The writers concern is the fact that we as a nation are being forced to have publicly funded research to establish that young people and alcoholics prefer drinks that don’t cost very much, and move on. However, the stated impacts of a 50p unit minimum which equates to £13 a month for a “harmful” drinker, or £1 for a regular drinker are indeed another matter. These measures were immediately contested by the Wine and Spirit Trade Association who state that 58% of wine bought in this country is in bottles that cost £4 or less, thus assuming 10 units to a bottle then the price would go up by at least a pound; the impact on a regular drinker, therefore, assumes consumption of one bottle a month.
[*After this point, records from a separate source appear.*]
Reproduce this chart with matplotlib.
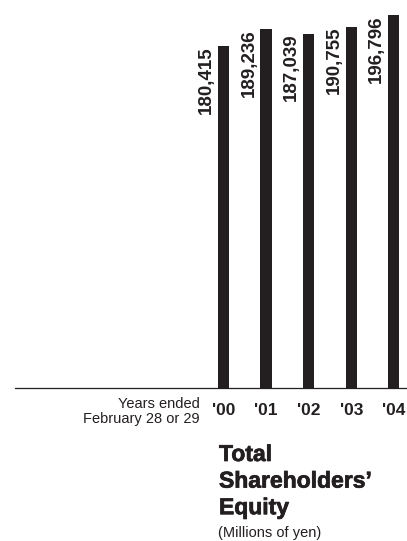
import matplotlib.pyplot as plt
import matplotlib.patheffects as pe

plt.rcParams['font.family'] = ['Liberation Sans', 'DejaVu Sans']

# Total shareholders' equity, millions of yen
years = ["'00", "'01", "'02", "'03", "'04"]
equity = [180415, 189236, 187039, 190755, 196796]

ink = '#231f20'

fig = plt.figure(figsize=(4.07, 5.41), dpi=100)
W, H = 407, 541

# axes: baseline at y=388px, spans x=15..407px
ax = fig.add_axes([15 / W, (H - 388) / H, 392 / W, 388 / H])
pos = list(range(len(years)))
ax.bar(pos, equity, width=0.26, color=ink)
ax.set_xlim(-4.894, 4.31)
ax.set_ylim(0, 204750)

for s in ['top', 'right', 'left']:
    ax.spines[s].set_visible(False)
ax.spines['bottom'].set_color(ink)
ax.spines['bottom'].set_linewidth(0.9)
ax.set_yticks([])
ax.set_xticks(pos)
ax.set_xticklabels(years, fontsize=12.5, fontweight='bold', color=ink)
ax.tick_params(axis='x', length=0, pad=11)

for x, v in zip(pos, equity):
    ax.text(x - 0.2, v, f'{v:,}', rotation=90, ha='right', va='top',
            fontsize=13.5, fontweight='bold', color=ink)

fig.text(200 / W, 1 - 397 / H, 'Years ended\nFebruary 28 or 29', ha='right', va='top',
         fontsize=10.5, color=ink, linespacing=1.05)

# heavy title: bold plus a thin outline in the same colour
fig.text(219 / W, 1 - 443 / H, 'Total\nShareholders\u2019\nEquity', ha='left', va='top',
         fontsize=16.5, fontweight='bold', color=ink, linespacing=1.2,
         path_effects=[pe.withStroke(linewidth=0.5, foreground=ink)])
fig.text(218 / W, 1 - 526 / H, '(Millions of yen)', ha='left', va='top',
         fontsize=10.5, color=ink)

fig.savefig('out.png', dpi=100)
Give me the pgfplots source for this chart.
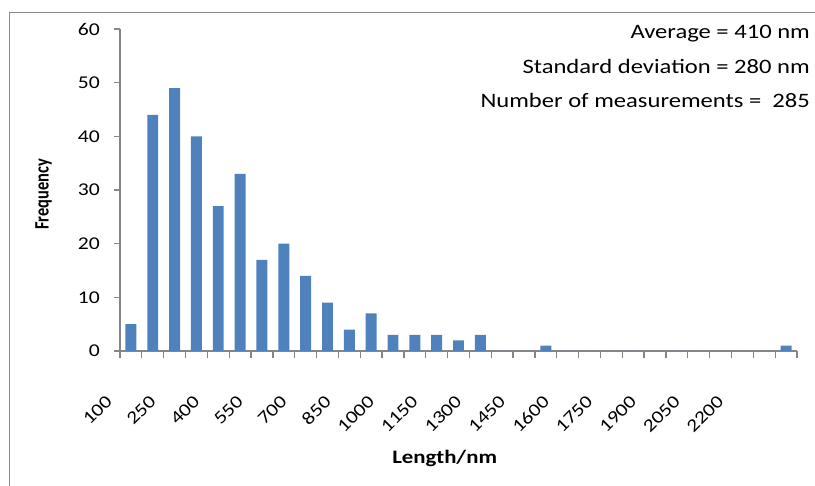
\documentclass[border=0pt]{standalone}
\usepackage{fontspec}
\setmainfont{Carlito}[FakeStretch=1.2]
\newfontfamily\ylabfont{Carlito}[FakeStretch=1.0]
\usepackage{pgfplots}
\usepackage{pgfplotstable}
\pgfplotsset{compat=1.18}

\definecolor{barblue}{HTML}{4F81BD}
\definecolor{axisgray}{HTML}{868686}
\definecolor{framegray}{HTML}{8A8A8A}

% Length histogram: bin index (bins of 50 nm from 100 nm) and count
\pgfplotstableread{
idx count
0 5
1 44
2 49
3 40
4 27
5 33
6 17
7 20
8 14
9 9
10 4
11 7
12 3
13 3
14 3
15 2
16 3
17 0
18 0
19 1
20 0
21 0
22 0
23 0
24 0
25 0
26 0
27 0
28 0
29 0
30 1
}\lengthdata

\begin{document}
\begin{tikzpicture}[x=1bp,y=1bp]
\useasboundingbox (0,0) rectangle (815,486);
\draw[framegray, line width=1.6bp] (9.5,-20) -- (9.5,473.5) -- (840,473.5);
\begin{axis}[
  at={(120bp,135bp)}, anchor=south west,
  scale only axis, width=677bp, height=322bp,
  xmin=-0.5, xmax=30.5, ymin=0, ymax=60,
  axis x line*=bottom, axis y line*=left,
  axis line style={axisgray, line width=1.3bp, -},
  ytick={0,10,...,60},
  xtick={0,2,...,28},
  xticklabels={100,250,400,550,700,850,1000,1150,1300,1450,1600,1750,1900,2050,2200},
  minor xtick={-0.5,0.5,...,30.5},
  tick align=outside,
  major tick length=6bp, minor tick length=7bp,
  tick style={axisgray, line width=1.3bp},
  every major x tick/.append style={draw=none},
  /pgf/number format/assume math mode=true,
  yticklabel style={font=\fontsize{18bp}{20bp}\selectfont, anchor=east, inner sep=0pt, xshift=-14bp},
  xticklabel style={font=\fontsize{18bp}{20bp}\selectfont, xshift=-26bp, yshift=-37bp, rotate=45, anchor=north east, inner sep=0pt},
  xlabel={Length/nm},
  xlabel style={font=\bfseries\fontsize{19bp}{21bp}\selectfont, at={(rel axis cs:0.4796,-0.3345)}, anchor=center},
  ylabel={\fontsize{16.4bp}{19bp}\selectfont\ylabfont\bfseries Frequency},
  ylabel style={at={(rel axis cs:-0.1127,0.486)}, anchor=center, yscale=1.25},
  ybar, bar width=0.5,
]
\addplot[fill=barblue, draw=none] table[x=idx, y=count] {\lengthdata};
\end{axis}
\begin{scope}[every node/.style={anchor=base east, inner sep=0pt, font=\fontsize{20.5bp}{24bp}\selectfont}]
\node at (810,447.3) {Average = 410 nm};
\node at (810,412.3) {Standard deviation = 280 nm};
\node at (810,378.3) {Number of measurements =\ \ 285};
\end{scope}
\end{tikzpicture}
\end{document}
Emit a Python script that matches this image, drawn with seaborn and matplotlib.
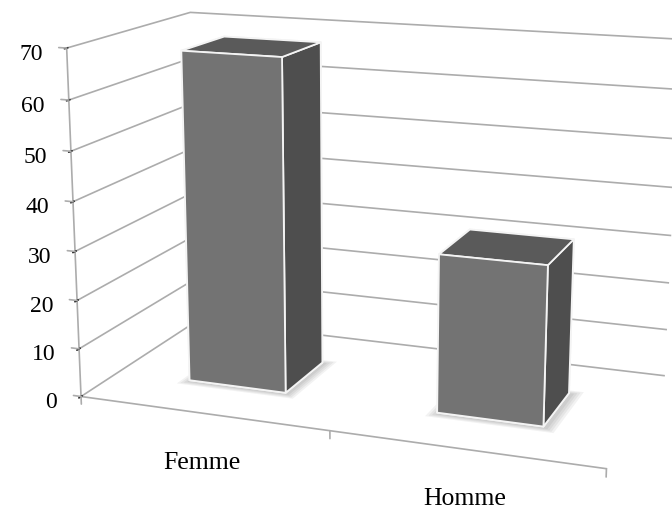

As the WSTA representative said, with quiet conviction: “I do not understand this figure.”

In essence the debate appears to come down on the side of the moderate drinker, who also has moderate means. Furthermore it has been established that all alcohol pressure groups are against the measure. Notwithstanding SABMiller from the Centre for Economics and Business Research have said that the average cost to a household would be £68 a year; the total cost to consumers would be £1.8bn; and the total benefit to wider society, including the reduced costs of the NHS, policing and victims of crime, would amount to only £200m.

There is almost a concensus of opinion with regards to excessive drinking, but Williams argues, ‘all that is wrong with these plans is that they are insufficiently targeted to hit the properly desperate, and poorly assessed for their economic impact on people who aren’t quite desperate enough.’

In addition she suggests that it is ’simply is not fair to put up the price of cheap booze for the people who can afford it least. The fact of their poor life choices does not mean they relinquish their right to fairness; justice is not something you should have to earn with good behaviour.’

Fundamentally, it has never been satisfactorily transparent that one surrenders the right to self-destruction just by being part of society. Lets not forget that the UK alcohol industry contributes £14bn a year to the exchequer. This figure is far more than the healthcare and policing.